3. Use De-Morgan's rule if applicable as:
   ¬ (p(n) ∧q(n)) ≡ ¬ p(n)∨ ¬q(n).
   ¬ (p(n) ∨q(n)) ≡ ¬ p(n) ∧¬q(n).
4. Eliminate the existential quantifier.
   The case I: If the existential quantifier is alone or inside the universal quantifier then replace all the variables associated with existential quantifier by some arbitrary constant. This process is called constant Skolemization.
   
   Case II:If the existential quantifier is outside the universal quantifier or in between the universal quantifier then replace all the variables associated with existential quantifier by the function of all the variables associated with universal quantifier which is inside the existential quantifier. This process is called function Skolemization.
   ∀x: ∃y: ∀z: ∀k: p(x, y, z) ∧ q(y, z, k) ≡∀x:∀z:∀k: p(x, f(z, k), z)∧ q(f (z, k), z, k).
5. Drop all the universal quantifier.
6. If necessary use distributed rules to distribute the conjunction over disjunction or disjunction over conjunction.
7. Use AND elimination to separate the conjunction of predicates into the separate one.

Horn Clauses

A horn clause is either a definite clause or an integrity constant.That is, a Horn clause has either false or a normal atom as its head.

The integrity constraints allow the system to prove that some conjunction of atoms is false in all of the models of a knowledge base.

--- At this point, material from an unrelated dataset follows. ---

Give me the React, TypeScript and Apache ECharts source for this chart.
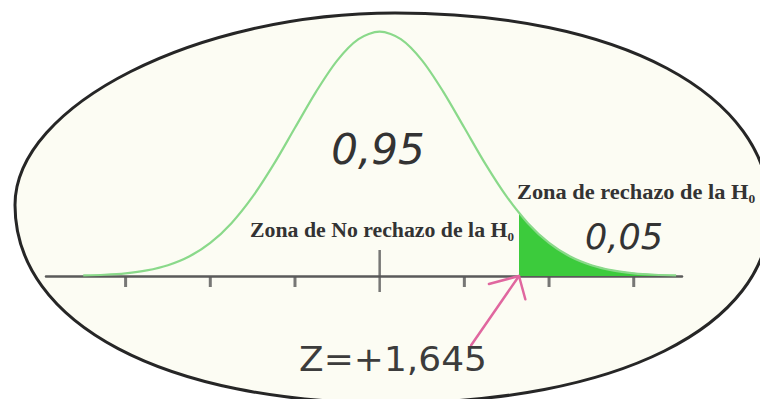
import React, { useEffect, useRef } from "react";
import * as echarts from "echarts";

// z values of the standard normal curve
const zValues = [-3.5, -3.25, -3, -2.75, -2.5, -2.25, -2, -1.75, -1.5, -1.25, -1, -0.75, -0.5, -0.25, 0, 0.25, 0.5, 0.75, 1, 1.25, 1.5, 1.75, 2, 2.25, 2.5, 2.75, 3, 3.25, 3.5];
const density = [0.0009, 0.002, 0.0044, 0.0091, 0.0175, 0.0317, 0.054, 0.0863, 0.1295, 0.1826, 0.242, 0.3011, 0.3521, 0.3867, 0.3989, 0.3867, 0.3521, 0.3011, 0.242, 0.1826, 0.1295, 0.0863, 0.054, 0.0317, 0.0175, 0.0091, 0.0044, 0.002, 0.0009];

// rejection zone (right tail)
const criticalZ = 1.645;
const shadeZ = [1.645, 1.75, 2, 2.25, 2.5, 2.75, 3, 3.25, 3.5];
const shadeDensity = [0.1031, 0.0863, 0.054, 0.0317, 0.0175, 0.0091, 0.0044, 0.002, 0.0009];

// axis ticks
const minorTicks = [-3, -2, -1, 1, 2, 3];
const centerTick = [0];

// arrow (data coordinates)
const arrowTail = [1.08, -0.113];
const arrowArmA = [1.29, -0.013];
const arrowArmB = [1.72, -0.038];

// texts
const txtArea95 = "0,95";
const txtArea05 = "0,05";
const txtReject = "Zona de rechazo de la H\u2080";
const txtAccept = "Zona de No rechazo de la H\u2080";
const txtZ = "Z=+" + criticalZ.toString().replace(".", ",");

const FRAME_D =
  "M395 13 C620 13 770 94 770 212 C770 328 615 403 390 403 C165 403 15 324 15 205 C15 105 197 13 395 13 Z";

let registered = false;

export default function App() {
  const ref = useRef<HTMLDivElement>(null);
  useEffect(() => {
    if (!ref.current) return;
    if (!registered) {
      echarts.graphic.registerShape("frame", echarts.graphic.extendPath(FRAME_D, {}));
      registered = true;
    }
    const chart = echarts.init(ref.current, null, { renderer: "svg" });
    const option: any = {
      animation: false,
      backgroundColor: "#ffffff",
      grid: { left: 46, right: 78, top: 31, bottom: 123, containLabel: false },
      xAxis: {
        type: "value",
        min: -3.94,
        max: 3.57,
        axisLine: { show: true, onZero: true, lineStyle: { color: "#5a5a5a", width: 2.5 } },
        axisTick: { show: false },
        axisLabel: { show: false },
        splitLine: { show: false },
      },
      yAxis: { type: "value", min: 0, max: 0.4, show: false },
      series: [
        {
          type: "line",
          name: "rechazo",
          data: shadeZ.map((z, i) => [z, shadeDensity[i]]),
          smooth: 0.3,
          showSymbol: false,
          lineStyle: { color: "#3ccb3c", width: 1 },
          areaStyle: { color: "#3ccb3c", opacity: 1 },
          z: 3,
        },
        {
          type: "line",
          name: "normal",
          data: zValues.map((z, i) => [z, density[i]]),
          smooth: 0.3,
          showSymbol: false,
          lineStyle: { color: "#8ad98a", width: 2.2 },
          z: 4,
        },
        {
          type: "scatter",
          name: "ticks",
          data: minorTicks.map((t) => [t, 0]),
          symbol: "rect",
          symbolSize: [3, 10],
          symbolOffset: [0, 6],
          itemStyle: { color: "#555" },
          clip: false,
          z: 5,
        },
        {
          type: "scatter",
          name: "center",
          data: centerTick.map((t) => [t, 0]),
          symbol: "rect",
          symbolSize: [2.5, 42],
          symbolOffset: [0, -5],
          itemStyle: { color: "#555" },
          clip: false,
          z: 5,
        },
      ],
    };
    chart.setOption(option);

    const px = (c: number[]) => chart.convertToPixel({ gridIndex: 0 }, c) as number[];
    const tip = px([criticalZ, 0]);
    const tail = px(arrowTail);
    const armA = px(arrowArmA);
    const armB = px(arrowArmB);
    const arrowStyle = { stroke: "#e0679f", lineWidth: 2.5, lineCap: "round", lineJoin: "round", fill: null };

    chart.setOption({
      graphic: [
        {
          type: "frame",
          z: -10,
          x: 0,
          y: 0,
          style: { fill: "#fcfcf3", stroke: "#262626", lineWidth: 3 },
        },
        { type: "polyline", z: 90, shape: { points: [tail, tip] }, style: arrowStyle },
        { type: "polyline", z: 90, shape: { points: [armA, tip, armB] }, style: arrowStyle },
        {
          type: "text", z: 100, x: 378, y: 149,
          style: { text: txtArea95, fill: "#333", font: "italic 300 42px 'DejaVu Sans'", align: "center", verticalAlign: "middle" },
        },
        {
          type: "text", z: 100, x: 624, y: 237,
          style: { text: txtArea05, fill: "#333", font: "italic 300 35px 'DejaVu Sans'", align: "center", verticalAlign: "middle" },
        },
        {
          type: "text", z: 100, x: 517, y: 192, scaleX: 1.12,
          style: { text: txtReject, fill: "#333", font: "bold 20px 'Liberation Serif'", align: "left", verticalAlign: "middle" },
        },
        {
          type: "text", z: 100, x: 382, y: 230, scaleX: 1.09,
          style: { text: txtAccept, fill: "#333", font: "bold 20px 'Liberation Serif'", align: "center", verticalAlign: "middle" },
        },
        {
          type: "text", z: 100, x: 393, y: 360, scaleX: 1.09,
          style: { text: txtZ, fill: "#3c3c3c", font: "33px 'DejaVu Sans'", align: "center", verticalAlign: "middle" },
        },
      ],
    });
    return () => chart.dispose();
  }, []);
  return (
    <div
      ref={ref}
      style={{ position: "absolute", left: 0, top: 0, width: 760, height: 399 }}
    />
  );
}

That is, to prove disjunctions of negations of atoms. Recall that ¬p is the negation of p which is true in an interpretation when p is false in that interpretation and p ∨ q is the disjunction of p and q which is true in an interpretation if p is true or q is true or both are true in the interpretation. The integrity constraint false ← a₁∧... ∧a_k is logically equivalent to ¬a₁∨...∨¬a_k.

A Horn clause knowledge base can simply negations of atoms.

References

1. Elaine Rich, Kevin Knight 1991, "Artificial Intelligence".
2. Nilsson, Nils J. Principles of Artificial Intelligence, Narosa Publishing House New Delhi, 1998.
3. Norvig, Peter & Russel, Stuart Artificial Intelligence: A modern Approach, Prentice Hall, NJ, 1995
4. Patterson, Dan W. Introduction to Artificial Intelligence and Expert Systems, Prentice Hall of India Private Limited New Delhi, 1998.